Nobody I know would want to learn a trade but have the opportunity to work for only one employer.
And I’m certain no American would stand for living in a country where just one name, the same name, appeared on the ballot year after year.
Yet that’s exactly the situation we expect thousands of students, parents and even teachers in Georgia to accept. We can take one small but important step toward changing that by approving Amendment One and increasing their educational choices.
This amendment, which would affirm the state’s role in creating public charter schools, is neither a magic potion nor an indictment of all traditional public schools. Many traditional public schools do a fine job educating many of their students, and nothing about Amendment One would change that.
This amendment is, however, a recognition that our system of offering a single public school to any given student, based on nothing but that student’s place of residence, has squandered the potential of too many kids who needed a different approach.
It is true that some people manage to overcome educational adversity. We rightly celebrate those parents, many of them single parents, who take on additional jobs, who drive long distances, who uproot their families — who do anything it takes to ensure their children can attend better schools. We are justifiably proud of those teachers who transcend red tape and a lack of support to help kids beat the odds.
These stories are truly extraordinary, some of them seemingly superhuman. But it defies these words’ definitions to expect the extra-ordinary and super-human of every person who faces such daunting circumstances.
In a sense, the Rev. Joseph Lowery was right when he recently warned against modern-day school segregation. What he missed is that we’ve already segregated our students — into those who have good public schools, those who have the means to escape the bad ones, and those who have neither — and that the radio advertisements he recorded placed him on the side of those who have given us that segregation.
What he missed is that, in a land where opportunity is supposed to be as close to equal as we can make it, the civil rights issue of our time concerns that third group of students, who are ensnared in a system that diminishes their opportunities.

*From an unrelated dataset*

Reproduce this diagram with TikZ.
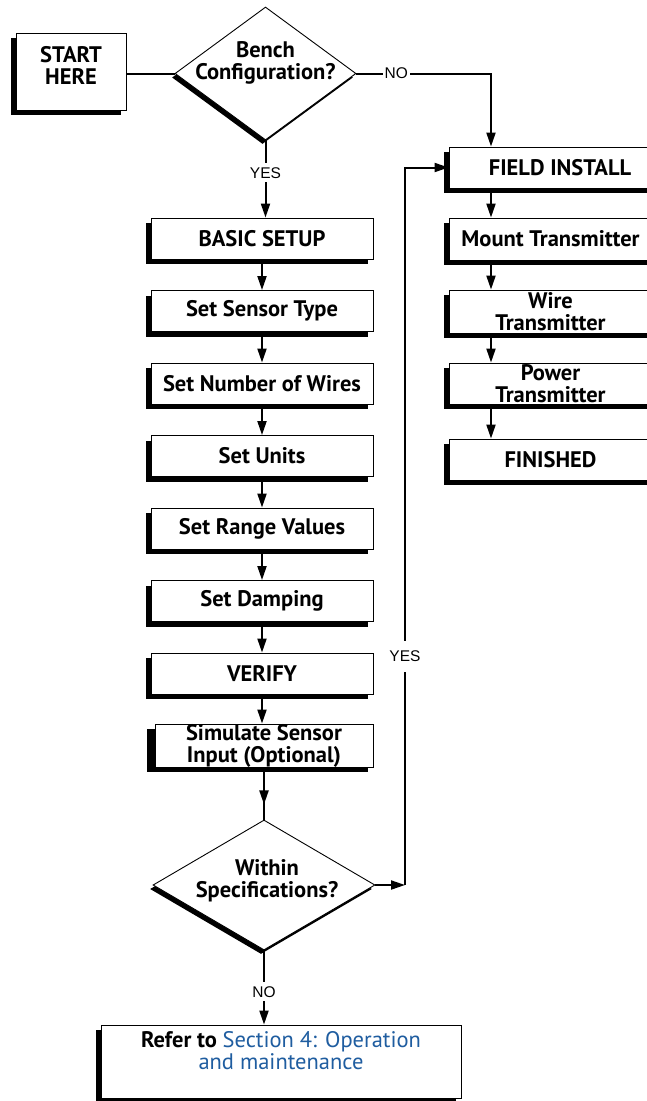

Opponents of Amendment One have cast it as a partisan, race-based measure, when support for this measure has united Georgians of various ideologies, backgrounds and colors in a way few recent political issues have. They have conjured all manner of supposition about the motives of those who support state charter schools or would approve them (or those who would appoint the approvers), about the numbers of schools that would be created and what their student bodies would look like, about what would happen to those who didn’t attend these new schools.
What they haven’t done is advance a persuasive defense of the system they seek to protect, the one that has left so many people so desperate for another choice.